Footnote: 13 In fact, the checkpoint was not applicable to all drivers. Cars entering the Interstate from Airport Road were not stopped.
Footnote: 14 Since 2,342 vehicles passed through the checkpoint and only 135 arrests were made, most motorists were law abiding and had a legitimate reason for using the exit.
Footnote: 15 Although the dissent finds there is no reason the sheriff should not rely on the recommendations of his subordinates for the location of checkpoints, we note that Officer Whorley offered no rationale for the location of the checkpoint which would further the ostensible purpose of detecting intoxicated drivers. Moreover, in Martinez-Fuerte, the Supreme Court stressed that the checkpoint locations were not chosen by an officer in the field, but by officers responsible for overall decision- making, who could determine the most appropriate locations. 428 U.S. at 559.

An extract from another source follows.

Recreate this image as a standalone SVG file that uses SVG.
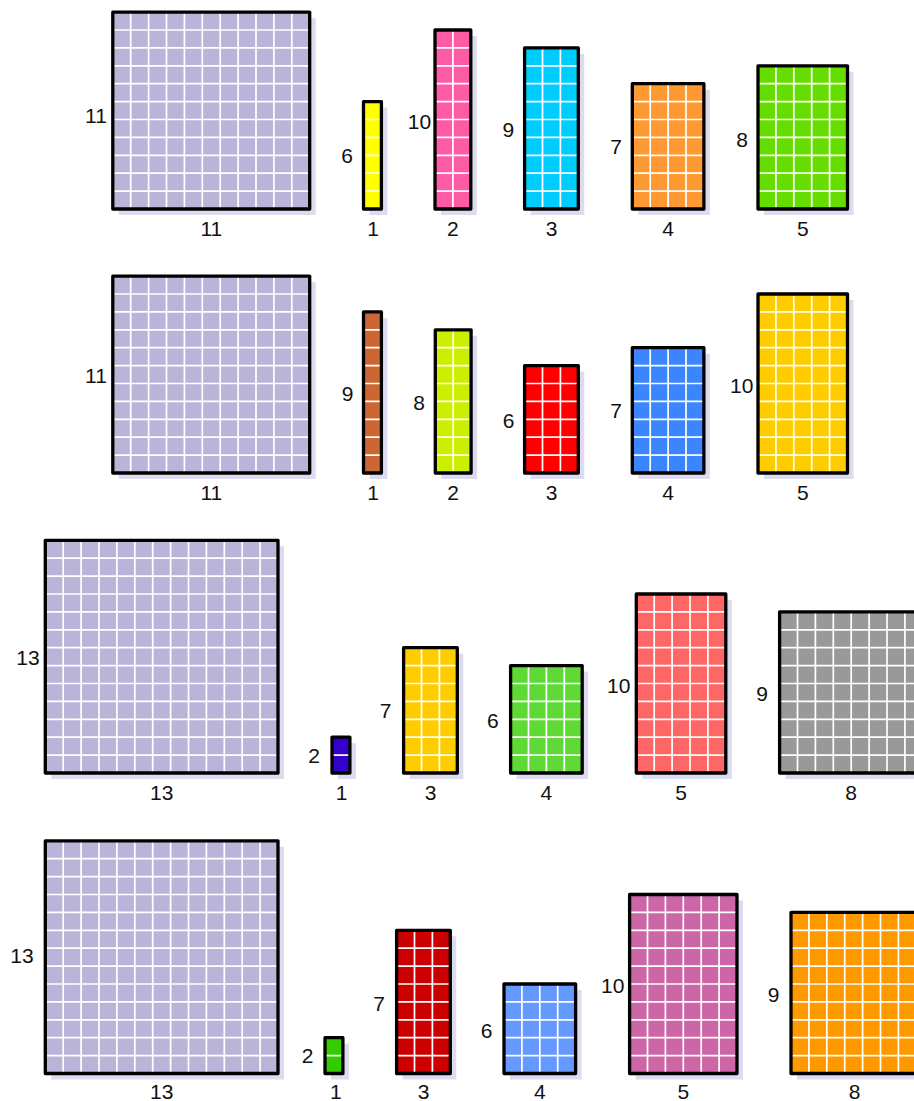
<svg xmlns="http://www.w3.org/2000/svg" xmlns:xlink="http://www.w3.org/1999/xlink" width="914" height="1101" viewBox="0 0 914 1101">
<style>
.sh{fill:#dddbef}
.edge{fill:none;stroke:#000;stroke-width:3.3;stroke-linejoin:round}
.grid{fill:none;stroke:#fff;stroke-width:1.7}
.lbl{font-family:"Liberation Sans",Arial,sans-serif;font-size:21px;fill:#111;text-anchor:middle}
</style>
<defs>
<path id="g11x11" d="M17.9 0V196.9M35.8 0V196.9M53.7 0V196.9M71.6 0V196.9M89.5 0V196.9M107.4 0V196.9M125.3 0V196.9M143.2 0V196.9M161.1 0V196.9M179 0V196.9M0 17.9H196.9M0 35.8H196.9M0 53.7H196.9M0 71.6H196.9M0 89.5H196.9M0 107.4H196.9M0 125.3H196.9M0 143.2H196.9M0 161.1H196.9M0 179H196.9"/>
<path id="g13x13" d="M17.9 0V232.7M35.8 0V232.7M53.7 0V232.7M71.6 0V232.7M89.5 0V232.7M107.4 0V232.7M125.3 0V232.7M143.2 0V232.7M161.1 0V232.7M179 0V232.7M196.9 0V232.7M214.8 0V232.7M0 17.9H232.7M0 35.8H232.7M0 53.7H232.7M0 71.6H232.7M0 89.5H232.7M0 107.4H232.7M0 125.3H232.7M0 143.2H232.7M0 161.1H232.7M0 179H232.7M0 196.9H232.7M0 214.8H232.7"/>
<path id="g1x6" d="M0 17.9H17.9M0 35.8H17.9M0 53.7H17.9M0 71.6H17.9M0 89.5H17.9"/>
<path id="g1x9" d="M0 17.9H17.9M0 35.8H17.9M0 53.7H17.9M0 71.6H17.9M0 89.5H17.9M0 107.4H17.9M0 125.3H17.9M0 143.2H17.9"/>
<path id="g1x2" d="M0 17.9H17.9"/>
<path id="g2x10" d="M17.9 0V179M0 17.9H35.8M0 35.8H35.8M0 53.7H35.8M0 71.6H35.8M0 89.5H35.8M0 107.4H35.8M0 125.3H35.8M0 143.2H35.8M0 161.1H35.8"/>
<path id="g2x8" d="M17.9 0V143.2M0 17.9H35.8M0 35.8H35.8M0 53.7H35.8M0 71.6H35.8M0 89.5H35.8M0 107.4H35.8M0 125.3H35.8"/>
<path id="g3x9" d="M17.9 0V161.1M35.8 0V161.1M0 17.9H53.7M0 35.8H53.7M0 53.7H53.7M0 71.6H53.7M0 89.5H53.7M0 107.4H53.7M0 125.3H53.7M0 143.2H53.7"/>
<path id="g3x6" d="M17.9 0V107.4M35.8 0V107.4M0 17.9H53.7M0 35.8H53.7M0 53.7H53.7M0 71.6H53.7M0 89.5H53.7"/>
<path id="g3x7" d="M17.9 0V125.3M35.8 0V125.3M0 17.9H53.7M0 35.8H53.7M0 53.7H53.7M0 71.6H53.7M0 89.5H53.7M0 107.4H53.7"/>
<path id="g3x8" d="M17.9 0V143.2M35.8 0V143.2M0 17.9H53.7M0 35.8H53.7M0 53.7H53.7M0 71.6H53.7M0 89.5H53.7M0 107.4H53.7M0 125.3H53.7"/>
<path id="g4x7" d="M17.9 0V125.3M35.8 0V125.3M53.7 0V125.3M0 17.9H71.6M0 35.8H71.6M0 53.7H71.6M0 71.6H71.6M0 89.5H71.6M0 107.4H71.6"/>
<path id="g4x6" d="M17.9 0V107.4M35.8 0V107.4M53.7 0V107.4M0 17.9H71.6M0 35.8H71.6M0 53.7H71.6M0 71.6H71.6M0 89.5H71.6"/>
<path id="g4x5" d="M17.9 0V89.5M35.8 0V89.5M53.7 0V89.5M0 17.9H71.6M0 35.8H71.6M0 53.7H71.6M0 71.6H71.6"/>
<path id="g5x8" d="M17.9 0V143.2M35.8 0V143.2M53.7 0V143.2M71.6 0V143.2M0 17.9H89.5M0 35.8H89.5M0 53.7H89.5M0 71.6H89.5M0 89.5H89.5M0 107.4H89.5M0 125.3H89.5"/>
<path id="g5x10" d="M17.9 0V179M35.8 0V179M53.7 0V179M71.6 0V179M0 17.9H89.5M0 35.8H89.5M0 53.7H89.5M0 71.6H89.5M0 89.5H89.5M0 107.4H89.5M0 125.3H89.5M0 143.2H89.5M0 161.1H89.5"/>
<path id="g6x10" d="M17.9 0V179M35.8 0V179M53.7 0V179M71.6 0V179M89.5 0V179M0 17.9H107.4M0 35.8H107.4M0 53.7H107.4M0 71.6H107.4M0 89.5H107.4M0 107.4H107.4M0 125.3H107.4M0 143.2H107.4M0 161.1H107.4"/>
<path id="g8x9" d="M17.9 0V161.1M35.8 0V161.1M53.7 0V161.1M71.6 0V161.1M89.5 0V161.1M107.4 0V161.1M125.3 0V161.1M0 17.9H143.2M0 35.8H143.2M0 53.7H143.2M0 71.6H143.2M0 89.5H143.2M0 107.4H143.2M0 125.3H143.2M0 143.2H143.2"/>
<path id="g7x9" d="M17.9 0V161.1M35.8 0V161.1M53.7 0V161.1M71.6 0V161.1M89.5 0V161.1M107.4 0V161.1M0 17.9H125.3M0 35.8H125.3M0 53.7H125.3M0 71.6H125.3M0 89.5H125.3M0 107.4H125.3M0 125.3H125.3M0 143.2H125.3"/>
</defs>
<rect width="914" height="1101" fill="#fff"/>

<!-- Row 1 -->
<g id="r1-square">
<g transform="translate(112.8,12.1)"><rect class="sh" x="6" y="6" width="196.9" height="196.9"/><rect width="196.9" height="196.9" fill="#bab5d8"/><use xlink:href="#g11x11" class="grid"/><rect class="edge" width="196.9" height="196.9"/></g>
<text class="lbl" x="96" y="122.5">11</text><text class="lbl" x="211.3" y="236">11</text>
</g>
<g id="r1-1">
<g transform="translate(363.5,101.6)"><rect class="sh" x="6" y="6" width="17.9" height="107.4"/><rect width="17.9" height="107.4" fill="#ffff00"/><use xlink:href="#g1x6" class="grid"/><rect class="edge" width="17.9" height="107.4"/></g>
<text class="lbl" x="347" y="162.7">6</text><text class="lbl" x="373" y="236">1</text>
</g>
<g id="r1-2">
<g transform="translate(435,30)"><rect class="sh" x="6" y="6" width="35.8" height="179"/><rect width="35.8" height="179" fill="#ff5aa6"/><use xlink:href="#g2x10" class="grid"/><rect class="edge" width="35.8" height="179"/></g>
<text class="lbl" x="419.5" y="129">10</text><text class="lbl" x="452.9" y="236">2</text>
</g>
<g id="r1-3">
<g transform="translate(524.6,47.9)"><rect class="sh" x="6" y="6" width="53.7" height="161.1"/><rect width="53.7" height="161.1" fill="#00ccff"/><use xlink:href="#g3x9" class="grid"/><rect class="edge" width="53.7" height="161.1"/></g>
<text class="lbl" x="508.3" y="137.3">9</text><text class="lbl" x="551.5" y="236">3</text>
</g>
<g id="r1-4">
<g transform="translate(632.3,83.7)"><rect class="sh" x="6" y="6" width="71.6" height="125.3"/><rect width="71.6" height="125.3" fill="#ff9933"/><use xlink:href="#g4x7" class="grid"/><rect class="edge" width="71.6" height="125.3"/></g>
<text class="lbl" x="616" y="154.3">7</text><text class="lbl" x="668.1" y="236">4</text>
</g>
<g id="r1-5">
<g transform="translate(758,65.8)"><rect class="sh" x="6" y="6" width="89.5" height="143.2"/><rect width="89.5" height="143.2" fill="#66dd00"/><use xlink:href="#g5x8" class="grid"/><rect class="edge" width="89.5" height="143.2"/></g>
<text class="lbl" x="742" y="146.7">8</text><text class="lbl" x="802.8" y="236">5</text>
</g>

<!-- Row 2 -->
<g id="r2-square">
<g transform="translate(112.8,276.1)"><rect class="sh" x="6" y="6" width="196.9" height="196.9"/><rect width="196.9" height="196.9" fill="#bab5d8"/><use xlink:href="#g11x11" class="grid"/><rect class="edge" width="196.9" height="196.9"/></g>
<text class="lbl" x="96" y="383">11</text><text class="lbl" x="211.3" y="500">11</text>
</g>
<g id="r2-1">
<g transform="translate(363.5,311.9)"><rect class="sh" x="6" y="6" width="17.9" height="161.1"/><rect width="17.9" height="161.1" fill="#cc6633"/><use xlink:href="#g1x9" class="grid"/><rect class="edge" width="17.9" height="161.1"/></g>
<text class="lbl" x="347.5" y="401">9</text><text class="lbl" x="373" y="500">1</text>
</g>
<g id="r2-2">
<g transform="translate(435.3,329.8)"><rect class="sh" x="6" y="6" width="35.8" height="143.2"/><rect width="35.8" height="143.2" fill="#ccee00"/><use xlink:href="#g2x8" class="grid"/><rect class="edge" width="35.8" height="143.2"/></g>
<text class="lbl" x="419" y="410">8</text><text class="lbl" x="453.2" y="500">2</text>
</g>
<g id="r2-3">
<g transform="translate(524.6,365.6)"><rect class="sh" x="6" y="6" width="53.7" height="107.4"/><rect width="53.7" height="107.4" fill="#ff0000"/><use xlink:href="#g3x6" class="grid"/><rect class="edge" width="53.7" height="107.4"/></g>
<text class="lbl" x="508.5" y="427.5">6</text><text class="lbl" x="551.5" y="500">3</text>
</g>
<g id="r2-4">
<g transform="translate(632.3,347.7)"><rect class="sh" x="6" y="6" width="71.6" height="125.3"/><rect width="71.6" height="125.3" fill="#3b86ff"/><use xlink:href="#g4x7" class="grid"/><rect class="edge" width="71.6" height="125.3"/></g>
<text class="lbl" x="616" y="418.3">7</text><text class="lbl" x="668.1" y="500">4</text>
</g>
<g id="r2-5">
<g transform="translate(758,294)"><rect class="sh" x="6" y="6" width="89.5" height="179"/><rect width="89.5" height="179" fill="#ffcc00"/><use xlink:href="#g5x10" class="grid"/><rect class="edge" width="89.5" height="179"/></g>
<text class="lbl" x="741.7" y="393.3">10</text><text class="lbl" x="802.8" y="500">5</text>
</g>

<!-- Row 3 -->
<g id="r3-square">
<g transform="translate(45.3,540.3)"><rect class="sh" x="6" y="6" width="232.7" height="232.7"/><rect width="232.7" height="232.7" fill="#bab5d8"/><use xlink:href="#g13x13" class="grid"/><rect class="edge" width="232.7" height="232.7"/></g>
<text class="lbl" x="28" y="665">13</text><text class="lbl" x="161.7" y="799.5">13</text>
</g>
<g id="r3-1">
<g transform="translate(332,737.2)"><rect class="sh" x="6" y="6" width="17.9" height="35.8"/><rect width="17.9" height="35.8" fill="#3300cc"/><use xlink:href="#g1x2" class="grid"/><rect class="edge" width="17.9" height="35.8"/></g>
<text class="lbl" x="314" y="763.3">2</text><text class="lbl" x="341.5" y="799.5">1</text>
</g>
<g id="r3-3">
<g transform="translate(403.6,647.7)"><rect class="sh" x="6" y="6" width="53.7" height="125.3"/><rect width="53.7" height="125.3" fill="#ffcc00"/><use xlink:href="#g3x7" class="grid"/><rect class="edge" width="53.7" height="125.3"/></g>
<text class="lbl" x="385.5" y="718.3">7</text><text class="lbl" x="430.5" y="799.5">3</text>
</g>
<g id="r3-4">
<g transform="translate(510.6,665.6)"><rect class="sh" x="6" y="6" width="71.6" height="107.4"/><rect width="71.6" height="107.4" fill="#5fd935"/><use xlink:href="#g4x6" class="grid"/><rect class="edge" width="71.6" height="107.4"/></g>
<text class="lbl" x="492.8" y="727.7">6</text><text class="lbl" x="546.4" y="799.5">4</text>
</g>
<g id="r3-5">
<g transform="translate(636.3,594)"><rect class="sh" x="6" y="6" width="89.5" height="179"/><rect width="89.5" height="179" fill="#ff6666"/><use xlink:href="#g5x10" class="grid"/><rect class="edge" width="89.5" height="179"/></g>
<text class="lbl" x="618.7" y="693.3">10</text><text class="lbl" x="681" y="799.5">5</text>
</g>
<g id="r3-8">
<g transform="translate(779.6,611.9)"><rect class="sh" x="6" y="6" width="143.2" height="161.1"/><rect width="143.2" height="161.1" fill="#999999"/><use xlink:href="#g8x9" class="grid"/><rect class="edge" width="143.2" height="161.1"/></g>
<text class="lbl" x="762" y="700.7">9</text><text class="lbl" x="851.2" y="799.5">8</text>
</g>

<!-- Row 4 -->
<g id="r4-square">
<g transform="translate(45.3,840.8)"><rect class="sh" x="6" y="6" width="232.7" height="232.7"/><rect width="232.7" height="232.7" fill="#bab5d8"/><use xlink:href="#g13x13" class="grid"/><rect class="edge" width="232.7" height="232.7"/></g>
<text class="lbl" x="22" y="963.3">13</text><text class="lbl" x="161.7" y="1098.5">13</text>
</g>
<g id="r4-1">
<g transform="translate(325,1037.7)"><rect class="sh" x="6" y="6" width="17.9" height="35.8"/><rect width="17.9" height="35.8" fill="#33cc00"/><use xlink:href="#g1x2" class="grid"/><rect class="edge" width="17.9" height="35.8"/></g>
<text class="lbl" x="307.5" y="1063.3">2</text><text class="lbl" x="335.8" y="1098.5">1</text>
</g>
<g id="r4-3">
<g transform="translate(396.6,930.3)"><rect class="sh" x="6" y="6" width="53.7" height="143.2"/><rect width="53.7" height="143.2" fill="#cc0000"/><use xlink:href="#g3x8" class="grid"/><rect class="edge" width="53.7" height="143.2"/></g>
<text class="lbl" x="379" y="1010.7">7</text><text class="lbl" x="423.5" y="1098.5">3</text>
</g>
<g id="r4-4">
<g transform="translate(504,984)"><rect class="sh" x="6" y="6" width="71.6" height="89.5"/><rect width="71.6" height="89.5" fill="#6699ff"/><use xlink:href="#g4x5" class="grid"/><rect class="edge" width="71.6" height="89.5"/></g>
<text class="lbl" x="486.5" y="1038.3">6</text><text class="lbl" x="539.8" y="1098.5">4</text>
</g>
<g id="r4-5">
<g transform="translate(629.6,894.5)"><rect class="sh" x="6" y="6" width="107.4" height="179"/><rect width="107.4" height="179" fill="#cc66a6"/><use xlink:href="#g6x10" class="grid"/><rect class="edge" width="107.4" height="179"/></g>
<text class="lbl" x="612.7" y="993.3">10</text><text class="lbl" x="683.3" y="1098.5">5</text>
</g>
<g id="r4-8">
<g transform="translate(791,912.4)"><rect class="sh" x="6" y="6" width="125.3" height="161.1"/><rect width="125.3" height="161.1" fill="#ff9900"/><use xlink:href="#g7x9" class="grid"/><rect class="edge" width="125.3" height="161.1"/></g>
<text class="lbl" x="773.5" y="1001.7">9</text><text class="lbl" x="854.5" y="1098.5">8</text>
</g>

<g id="connectors"/>
</svg>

Footnote: 16 For example, the guidelines do not authorize the type of roadblock utilized at Airport Road for they instruct that “[i]f an approaching driver turns off or makes a U-turn in a safe manner, no action will be taken against him.” The “trap” on Airport Road was set up in such a way that motorists could not avoid an encounter.
Footnote: 17 Brock not only lacked DUI training, but also made absolutely no inquiry regarding intoxication and made no attempt to smell the defendants’ breath. The lack of standardized questions regarding intoxication is further evidence that the checkpoint was not set up as a legitimate DUI checkpoint.